Economist says oil spill could cost Florida 39,000 jobs

Back on May 3, Sink  said,

"We must treat this like a Category 5 hurricane -- preparing our coastlines for the worst economic and environmental disaster imaginable and quickly ensuring that our businesses and citizens can get the help they will need,....  “. The impact on state and local governments will be enormous, at a time when we can least afford it— which is why I am pushing BP and the federal government for cash to help our state and coastal businesses weather this disaster.”

Also yesterday Governor Crist was in St. Petersburg, where he said he wants to call a special session to deal with banning drilling off state waters in Florida, an idea promulgated over a month ago by legislators Rick Kriseman and Keith Fitzgerald.  However, Crist called off having a special session last month when he said he didn't have the votes in the state house to pass the measure.

There's no real indication that that equation has changed, but the whimsical governor's attitude has - again, in now calling for such a session, possibly in July.

Crist isn't the only one flip-flopping on holding a special session.  Accompanying the governor  yesterday in St.
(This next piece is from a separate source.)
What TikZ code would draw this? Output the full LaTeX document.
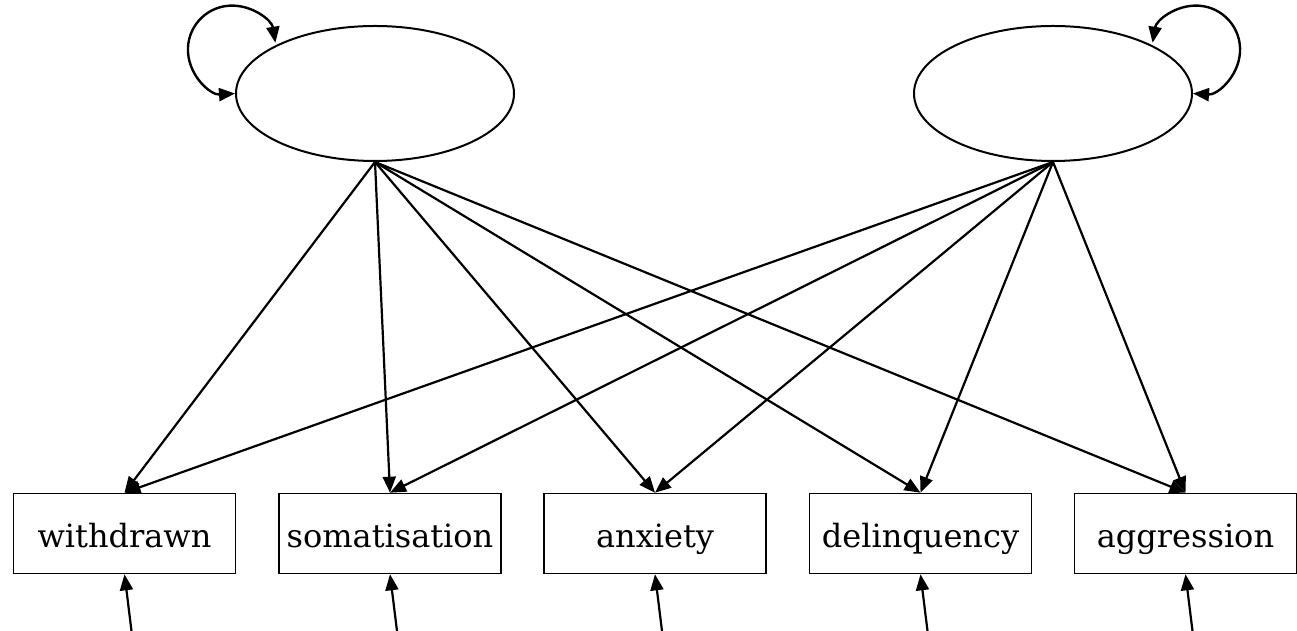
\documentclass[tikz,border=0pt]{standalone}
\usepackage{fontspec}
\setmainfont{DejaVu Serif}
\usetikzlibrary{arrows.meta,shapes.geometric}
\begin{document}
\begin{tikzpicture}[x=1pt,y=1pt,
  latent/.style={ellipse, draw, line width=2pt, minimum width=278pt,
    minimum height=135pt, inner sep=0pt},
  observed/.style={rectangle, draw, line width=1.6pt, minimum width=222pt,
    minimum height=80pt, inner sep=0pt, text height=30pt, text depth=1pt,
    font=\fontsize{32}{38}\selectfont},
  loading/.style={line width=2.2pt, -{Triangle[length=16pt,width=13pt]}},
  variance/.style={line width=2.4pt,
    {Triangle[length=16pt,width=13pt]}-{Triangle[length=16pt,width=13pt]}}]
\useasboundingbox (0,0) rectangle (1297,631);

% latent factors
\node[latent] (F1) at (375,537.5) {};
\node[latent] (F2) at (1053,537.5) {};

% observed indicators
\node[observed] (wd) at (124.5,97.5) {withdrawn};
\node[observed] (so) at (390,97.5) {somatisation};
\node[observed] (an) at (655,97.5) {anxiety};
\node[observed] (de) at (920.5,97.5) {delinquency};
\node[observed] (ag) at (1185.5,97.5) {aggression};

% factor variances
\draw[variance] (F1.west) arc[start angle=274, end angle=9, radius=44];
\draw[variance] (F2.east) arc[start angle=266, end angle=531, radius=44];

% loadings
\foreach \v in {wd,so,an,de,ag}{
  \draw[loading] (F1.south) -- (\v.north);
  \draw[loading] (F2.south) -- (\v.north);
}

% residual terms
\coordinate (ewd) at (131.5,0);
\coordinate (eso) at (397,0);
\coordinate (ean) at (662,0);
\coordinate (ede) at (927.5,0);
\coordinate (eag) at (1192.5,0);
\foreach \v in {wd,so,an,de,ag}{
  \draw[loading] (e\v) -- (\v.south);
}
\end{tikzpicture}
\end{document}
Pete was Key West House Democratic leader Ron Saunders, who said he also supported a special session.  But as the Miami Herald reported,  Saunders last month said such a session wasn't needed.

University of Central Florida economist Sean Snaith is predicting that an early analysis of the Gulf oil disaster could cost the state $2.2 billion, and over 39,000 lost jobs.
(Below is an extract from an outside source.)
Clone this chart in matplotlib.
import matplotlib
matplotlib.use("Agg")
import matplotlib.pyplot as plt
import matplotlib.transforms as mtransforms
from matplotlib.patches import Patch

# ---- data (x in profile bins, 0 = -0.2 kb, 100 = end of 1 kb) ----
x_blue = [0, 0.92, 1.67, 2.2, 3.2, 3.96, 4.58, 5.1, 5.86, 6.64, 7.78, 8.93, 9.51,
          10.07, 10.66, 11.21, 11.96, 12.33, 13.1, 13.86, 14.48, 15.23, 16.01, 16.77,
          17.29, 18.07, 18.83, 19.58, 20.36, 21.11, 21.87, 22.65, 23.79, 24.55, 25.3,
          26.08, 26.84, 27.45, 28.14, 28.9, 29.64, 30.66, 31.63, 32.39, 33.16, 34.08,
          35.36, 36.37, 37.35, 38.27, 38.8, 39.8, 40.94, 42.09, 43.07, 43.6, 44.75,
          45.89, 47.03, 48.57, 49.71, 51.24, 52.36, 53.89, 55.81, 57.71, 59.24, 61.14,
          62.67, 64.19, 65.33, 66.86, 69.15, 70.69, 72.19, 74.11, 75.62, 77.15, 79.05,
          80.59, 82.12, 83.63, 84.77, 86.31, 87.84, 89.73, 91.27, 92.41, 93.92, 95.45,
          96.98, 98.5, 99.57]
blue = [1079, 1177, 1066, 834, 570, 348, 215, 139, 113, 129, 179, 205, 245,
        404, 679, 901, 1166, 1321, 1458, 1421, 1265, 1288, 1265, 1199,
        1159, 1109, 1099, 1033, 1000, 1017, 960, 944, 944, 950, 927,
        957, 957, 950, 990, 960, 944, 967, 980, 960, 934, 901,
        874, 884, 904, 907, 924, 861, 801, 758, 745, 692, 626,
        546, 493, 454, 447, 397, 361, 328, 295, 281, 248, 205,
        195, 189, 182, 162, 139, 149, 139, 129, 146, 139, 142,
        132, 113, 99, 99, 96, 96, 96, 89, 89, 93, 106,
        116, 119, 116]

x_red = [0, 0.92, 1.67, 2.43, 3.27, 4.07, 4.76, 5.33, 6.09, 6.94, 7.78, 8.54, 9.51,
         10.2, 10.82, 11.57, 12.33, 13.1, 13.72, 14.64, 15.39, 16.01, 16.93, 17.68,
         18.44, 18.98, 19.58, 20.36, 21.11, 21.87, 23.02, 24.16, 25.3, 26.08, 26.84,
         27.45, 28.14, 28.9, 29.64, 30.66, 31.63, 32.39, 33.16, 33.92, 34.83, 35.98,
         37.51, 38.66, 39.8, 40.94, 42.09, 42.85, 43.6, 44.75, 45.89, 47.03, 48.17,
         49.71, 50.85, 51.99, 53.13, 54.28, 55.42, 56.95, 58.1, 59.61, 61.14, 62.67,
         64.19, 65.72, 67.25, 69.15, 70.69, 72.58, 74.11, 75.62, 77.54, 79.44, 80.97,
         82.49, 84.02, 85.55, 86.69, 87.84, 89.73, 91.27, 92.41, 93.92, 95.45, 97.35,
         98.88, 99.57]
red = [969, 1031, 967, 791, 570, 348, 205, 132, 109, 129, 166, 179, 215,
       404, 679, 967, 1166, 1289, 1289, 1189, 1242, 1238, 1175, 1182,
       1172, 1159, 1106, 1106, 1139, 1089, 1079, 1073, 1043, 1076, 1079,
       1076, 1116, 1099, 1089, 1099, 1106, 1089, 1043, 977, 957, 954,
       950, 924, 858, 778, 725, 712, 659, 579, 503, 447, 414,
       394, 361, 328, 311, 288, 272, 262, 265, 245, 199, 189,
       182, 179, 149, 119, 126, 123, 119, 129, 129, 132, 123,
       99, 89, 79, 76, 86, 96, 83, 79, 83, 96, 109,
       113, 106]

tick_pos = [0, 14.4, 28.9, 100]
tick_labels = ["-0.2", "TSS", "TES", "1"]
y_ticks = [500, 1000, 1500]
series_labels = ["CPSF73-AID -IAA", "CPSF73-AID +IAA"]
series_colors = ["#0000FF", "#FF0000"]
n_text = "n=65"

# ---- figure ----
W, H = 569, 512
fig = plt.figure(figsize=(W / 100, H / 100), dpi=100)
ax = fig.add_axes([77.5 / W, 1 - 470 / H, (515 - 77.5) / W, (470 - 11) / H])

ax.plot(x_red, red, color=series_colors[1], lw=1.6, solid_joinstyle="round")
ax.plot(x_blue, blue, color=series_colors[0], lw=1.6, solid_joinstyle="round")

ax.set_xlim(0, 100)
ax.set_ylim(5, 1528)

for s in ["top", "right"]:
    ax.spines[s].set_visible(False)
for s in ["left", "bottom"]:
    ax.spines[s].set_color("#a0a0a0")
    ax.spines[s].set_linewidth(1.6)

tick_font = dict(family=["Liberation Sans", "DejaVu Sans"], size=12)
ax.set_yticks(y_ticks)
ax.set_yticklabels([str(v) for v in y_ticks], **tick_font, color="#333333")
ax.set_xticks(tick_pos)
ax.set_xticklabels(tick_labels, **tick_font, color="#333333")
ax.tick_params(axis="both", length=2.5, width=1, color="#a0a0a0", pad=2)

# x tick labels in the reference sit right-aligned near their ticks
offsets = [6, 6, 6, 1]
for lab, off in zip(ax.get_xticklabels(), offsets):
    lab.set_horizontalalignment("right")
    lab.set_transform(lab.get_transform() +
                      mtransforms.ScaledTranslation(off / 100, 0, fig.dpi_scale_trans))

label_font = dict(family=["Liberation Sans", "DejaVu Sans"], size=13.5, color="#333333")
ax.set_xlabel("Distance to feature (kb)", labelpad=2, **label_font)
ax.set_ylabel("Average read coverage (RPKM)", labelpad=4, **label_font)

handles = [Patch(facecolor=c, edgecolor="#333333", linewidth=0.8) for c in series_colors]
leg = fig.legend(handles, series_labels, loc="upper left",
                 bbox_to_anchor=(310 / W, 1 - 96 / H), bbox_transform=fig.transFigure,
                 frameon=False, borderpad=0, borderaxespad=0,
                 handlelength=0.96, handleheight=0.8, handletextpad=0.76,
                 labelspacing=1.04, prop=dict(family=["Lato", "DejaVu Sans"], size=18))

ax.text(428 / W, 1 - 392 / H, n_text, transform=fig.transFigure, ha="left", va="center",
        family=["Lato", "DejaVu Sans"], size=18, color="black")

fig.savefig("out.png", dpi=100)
The News Service of Florida reports:

Snaith also said about 39,000 jobs could be eliminated in coming weeks, as the leisure, hospitality and fishing industries retrench in the face of a decline in visitors. Florida's 12 percent unemployment rate already tops the national average.

"This is a punch that lands in Florida even while we're still on wobbly legs," Snaith said.
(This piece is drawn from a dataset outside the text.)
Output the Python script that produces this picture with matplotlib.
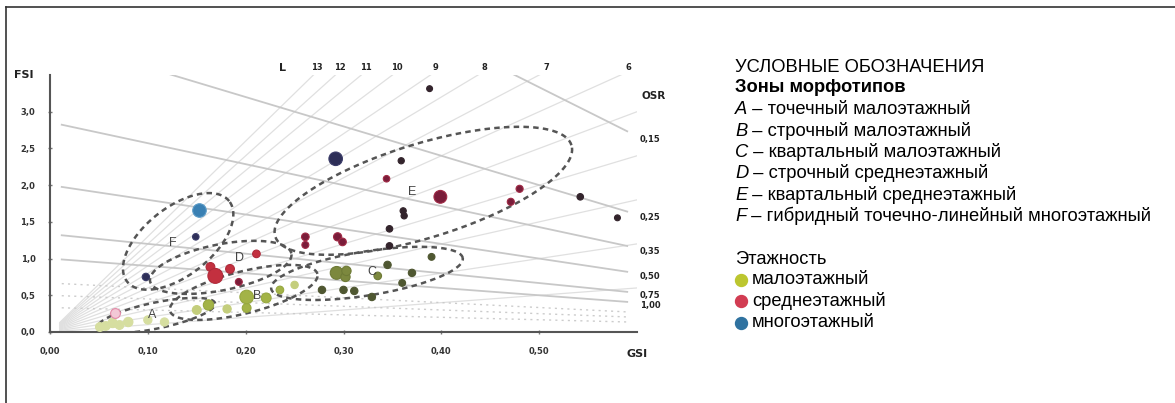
import numpy as np
import matplotlib.pyplot as plt
from matplotlib.lines import Line2D

plt.rcParams['font.family'] = ['Liberation Sans', 'DejaVu Sans']

# --- axes ---
gsi_ticks = [0.0, 0.1, 0.2, 0.3, 0.4, 0.5]
gsi_labels = ['0,00', '0,10', '0,20', '0,30', '0,40', '0,50']
fsi_ticks = [0.0, 0.5, 1.0, 1.5, 2.0, 2.5, 3.0]
fsi_labels = ['0,0', '0,5', '1,0', '1,5', '2,0', '2,5', '3,0']

# --- spacemate lines ---
l_values = list(range(1, 14))             # FSI = L * GSI
l_labelled = [13, 12, 11, 10, 9, 8, 7, 6]
osr_solid = [0.15, 0.25, 0.35, 0.50, 0.75, 1.00]   # FSI = (1 - GSI) / OSR
osr_labels = ['0,15', '0,25', '0,35', '0,50', '0,75', '1,00']
osr_dotted = [1.5, 2.0, 3.0]

# --- points (GSI, FSI, marker size) ---
low_pale_gsi = [0.051, 0.057, 0.064, 0.071, 0.080, 0.100, 0.117]
low_pale_fsi = [0.068, 0.082, 0.123, 0.095, 0.136, 0.164, 0.136]
low_pale_size = [40, 40, 45, 40, 45, 35, 35]

low_light_gsi = [0.150, 0.181, 0.250]
low_light_fsi = [0.300, 0.314, 0.641]
low_light_size = [40, 35, 28]

low_gsi = [0.162, 0.201, 0.201, 0.221, 0.235]
low_fsi = [0.368, 0.477, 0.327, 0.464, 0.573]
low_size = [55, 95, 40, 50, 30]

low_olive_gsi = [0.293, 0.302, 0.303, 0.335]
low_olive_fsi = [0.805, 0.750, 0.832, 0.764]
low_olive_size = [85, 45, 45, 30]

low_dark_gsi = [0.345, 0.390, 0.370, 0.360, 0.278, 0.300, 0.311, 0.329]
low_dark_fsi = [0.914, 1.023, 0.805, 0.668, 0.573, 0.573, 0.559, 0.477]
low_dark_size = [28, 24, 28, 24, 28, 28, 28, 28]

mid_gsi = [0.164, 0.169, 0.184, 0.211]
mid_fsi = [0.886, 0.764, 0.859, 1.064]
mid_size = [40, 115, 40, 30]

mid_dark_gsi = [0.193, 0.261, 0.261, 0.294, 0.299, 0.344, 0.399, 0.480, 0.471]
mid_dark_fsi = [0.682, 1.296, 1.186, 1.296, 1.227, 2.087, 1.841, 1.950, 1.773]
mid_dark_size = [25, 30, 25, 35, 30, 22, 85, 26, 26]

mid_black_gsi = [0.347, 0.347, 0.359, 0.361, 0.362, 0.542, 0.580, 0.388]
mid_black_fsi = [1.405, 1.173, 2.332, 1.650, 1.582, 1.841, 1.555, 3.314]
mid_black_size = [22, 22, 20, 20, 20, 22, 18, 18]

mid_pink_gsi = [0.066]
mid_pink_fsi = [0.259]
mid_pink_size = [50]

high_gsi = [0.152]
high_fsi = [1.664]
high_size = [95]

high_dark_gsi = [0.292, 0.149, 0.098]
high_dark_fsi = [2.359, 1.296, 0.750]
high_dark_size = [95, 22, 28]

# --- zones: centre (GSI, FSI), semi-axes in px, tilt in degrees ---
zone_letters = ['A', 'B', 'C', 'D', 'E', 'F']
zone_centres = [(0.1087, 0.225), (0.198, 0.539), (0.324, 0.798),
                (0.1745, 0.880), (0.3816, 1.923), (0.131, 1.234)]
zone_axes = [(60, 13), (76, 21), (97, 22), (72, 23), (155, 47), (65, 34)]
zone_tilt = [11.7, 14.1, 9.1, 11.2, 17.1, 38.3]
zone_label_pos = [(0.104, 0.23), (0.212, 0.49), (0.329, 0.82),
                  (0.194, 1.01), (0.370, 1.90), (0.1255, 1.21)]

# --- legend texts ---
legend_title = 'УСЛОВНЫЕ ОБОЗНАЧЕНИЯ'
legend_zones_title = 'Зоны морфотипов'
legend_zones = ['точечный малоэтажный', 'строчный малоэтажный',
                'квартальный малоэтажный', 'строчный среднеэтажный',
                'квартальный среднеэтажный',
                'гибридный точечно-линейный многоэтажный']
legend_floors_title = 'Этажность'
legend_floors = ['малоэтажный', 'среднеэтажный', 'многоэтажный']
legend_floor_colors = ['#bcc62f', '#d23c52', '#2f72a0']

xmin, xmax, ymin, ymax = 0.0, 0.6, 0.0, 3.5

fig = plt.figure(figsize=(11.75, 4.03), dpi=100)
ax = fig.add_axes([50 / 1175, 71 / 403, 587 / 1175, 257 / 403])
ax.set_xlim(xmin, xmax)
ax.set_ylim(ymin, ymax)

# background lines
g = np.linspace(0.01, 0.6, 200)
for L in l_values:
    ax.plot(g, L * g, color='#e0e0e0', lw=0.9, zorder=1)
g2 = np.linspace(0.012, 0.59, 200)
for osr in osr_solid:
    ax.plot(g2, (1 - g2) / osr, color='#c8c8c8', lw=1.3, zorder=1)
for osr in osr_dotted:
    ax.plot(g2, (1 - g2) / osr, color='#cccccc', lw=1.0, ls=(0, (1.5, 3)), zorder=1)

for L in l_labelled:
    ax.text(3.55 / L, 3.6, str(L), ha='center', va='center', fontsize=6,
            fontweight='bold', color='#222222', family='DejaVu Sans')
ax.text(0.238, 3.6, 'L', ha='center', va='center', fontsize=8,
        fontweight='bold', color='#222222', family='DejaVu Sans')
for osr, lab in zip(osr_solid, osr_labels):
    ax.text(0.603, (1 - 0.6) / osr - 0.04, lab, ha='left', va='center', fontsize=6,
            fontweight='bold', color='#222222', family='DejaVu Sans')
ax.text(0.617, 3.22, 'OSR', ha='center', va='center', fontsize=7.5,
        fontweight='bold', color='#222222', family='DejaVu Sans')

# zones
pos = ax.get_position()
W, H = fig.get_size_inches() * fig.dpi
sx = pos.width * W / (xmax - xmin)
sy = pos.height * H / (ymax - ymin)
t = np.linspace(0, 2 * np.pi, 240)
for (cx, cy), (a, b), ang in zip(zone_centres, zone_axes, zone_tilt):
    th = np.radians(ang)
    u, v = a * np.cos(t), b * np.sin(t)
    px = u * np.cos(th) - v * np.sin(th)
    py = u * np.sin(th) + v * np.cos(th)
    ax.plot(cx + px / sx, cy + py / sy, color='#555555', lw=1.8,
            dashes=(2.2, 1.7), zorder=3)
for letter, (lx, ly) in zip(zone_letters, zone_label_pos):
    ax.text(lx, ly, letter, ha='center', va='center', fontsize=9,
            color='#444444', zorder=5)

# points
groups = [
    (low_pale_gsi, low_pale_fsi, low_pale_size, '#d6dea0', '#d6dea0'),
    (low_light_gsi, low_light_fsi, low_light_size, '#c4ce7c', '#c4ce7c'),
    (low_gsi, low_fsi, low_size, '#a3b347', '#97a840'),
    (low_olive_gsi, low_olive_fsi, low_olive_size, '#7c883e', '#6e7a36'),
    (low_dark_gsi, low_dark_fsi, low_dark_size, '#4f5731', '#4f5731'),
    (mid_gsi, mid_fsi, mid_size, '#c3303f', '#b02a3a'),
    (mid_dark_gsi, mid_dark_fsi, mid_dark_size, '#7a1d3a', '#a02a45'),
    (mid_black_gsi, mid_black_fsi, mid_black_size, '#33242c', '#33242c'),
    (mid_pink_gsi, mid_pink_fsi, mid_pink_size, '#f3c8d6', '#e48aa8'),
    (high_gsi, high_fsi, high_size, '#3a80b3', '#5a9ac6'),
    (high_dark_gsi, high_dark_fsi, high_dark_size, '#2e2f58', '#3c3d6a'),
]
for gx, gy, gs, fc, ec in groups:
    ax.scatter(gx, gy, s=gs, color=fc, edgecolors=ec, linewidths=0.8, zorder=4)

# axes styling
for side in ['top', 'right']:
    ax.spines[side].set_visible(False)
for side in ['left', 'bottom']:
    ax.spines[side].set_color('#555555')
    ax.spines[side].set_linewidth(1.5)
ax.set_xticks(gsi_ticks)
ax.set_xticklabels(gsi_labels)
ax.set_yticks(fsi_ticks)
ax.set_yticklabels(fsi_labels)
ax.tick_params(length=3, width=1, color='#777777', direction='inout',
               labelsize=6, labelcolor='#333333', pad=9)
for lab in ax.get_xticklabels() + ax.get_yticklabels():
    lab.set_fontweight('bold')
    lab.set_family('DejaVu Sans')
ax.text(0.6, -0.3, 'GSI', ha='center', va='center', fontsize=8,
        fontweight='bold', color='#222222', family='DejaVu Sans')
ax.text(-0.027, 3.5, 'FSI', ha='center', va='center', fontsize=8,
        fontweight='bold', color='#222222', family='DejaVu Sans')

# legend block
x0 = 735 / 1175
step = 21.3
def fy(py):
    return 1 - py / 403

fs = 13.2
fig.text(x0, fy(67), legend_title, fontsize=fs, va='center', ha='left')
fig.text(x0, fy(88), legend_zones_title, fontsize=fs, va='center', ha='left',
         fontweight='bold')
for i, (letter, desc) in enumerate(zip(zone_letters, legend_zones)):
    t_let = fig.text(x0, fy(110 + i * step), letter, fontsize=fs, va='center',
                     ha='left', style='italic')
    ax.annotate(' – ' + desc, xy=(1, 0), xycoords=t_let, va='bottom', ha='left',
                fontsize=fs, annotation_clip=False)
fig.text(x0, fy(259), legend_floors_title, fontsize=fs, va='center', ha='left')
for i, (lab, col) in enumerate(zip(legend_floors, legend_floor_colors)):
    yy = 280 + i * step
    fig.add_artist(Line2D([741 / 1175], [fy(yy)], marker='o', markersize=8.6,
                          color=col, linestyle='none', transform=fig.transFigure))
    fig.text(752 / 1175, fy(yy), lab, fontsize=fs, va='center', ha='left')

# frame
fig.add_artist(Line2D([6 / 1175, 6 / 1175], [0, fy(7)], color='#333333', lw=1.2,
                      transform=fig.transFigure))
fig.add_artist(Line2D([6 / 1175, 1], [fy(7), fy(7)], color='#333333', lw=1.2,
                      transform=fig.transFigure))

fig.savefig('out.png', dpi=100)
Meanwhile, yesterday Governor Charlie Crist took up Chief Financial Officer Alex Sink's suggestion from over a month ago and activated Florida’s Small Business Emergency Bridge Loan Program to provide a cash flow to businesses that have been deleteriously affected by the problems in the Gulf.

Short-term loans of up to $25,000 will be given out to those affected by the spill in 26 Florida counties, including Pinellas, Hillsborough and Sarasota.

“Though BP may be the responsible party, we will continue to help ourselves by being proactive in supporting Florida businesses and families,” said Governor Crist. “Providing a much-needed source of financial relief to our businesses will help secure Florida’s future economy.”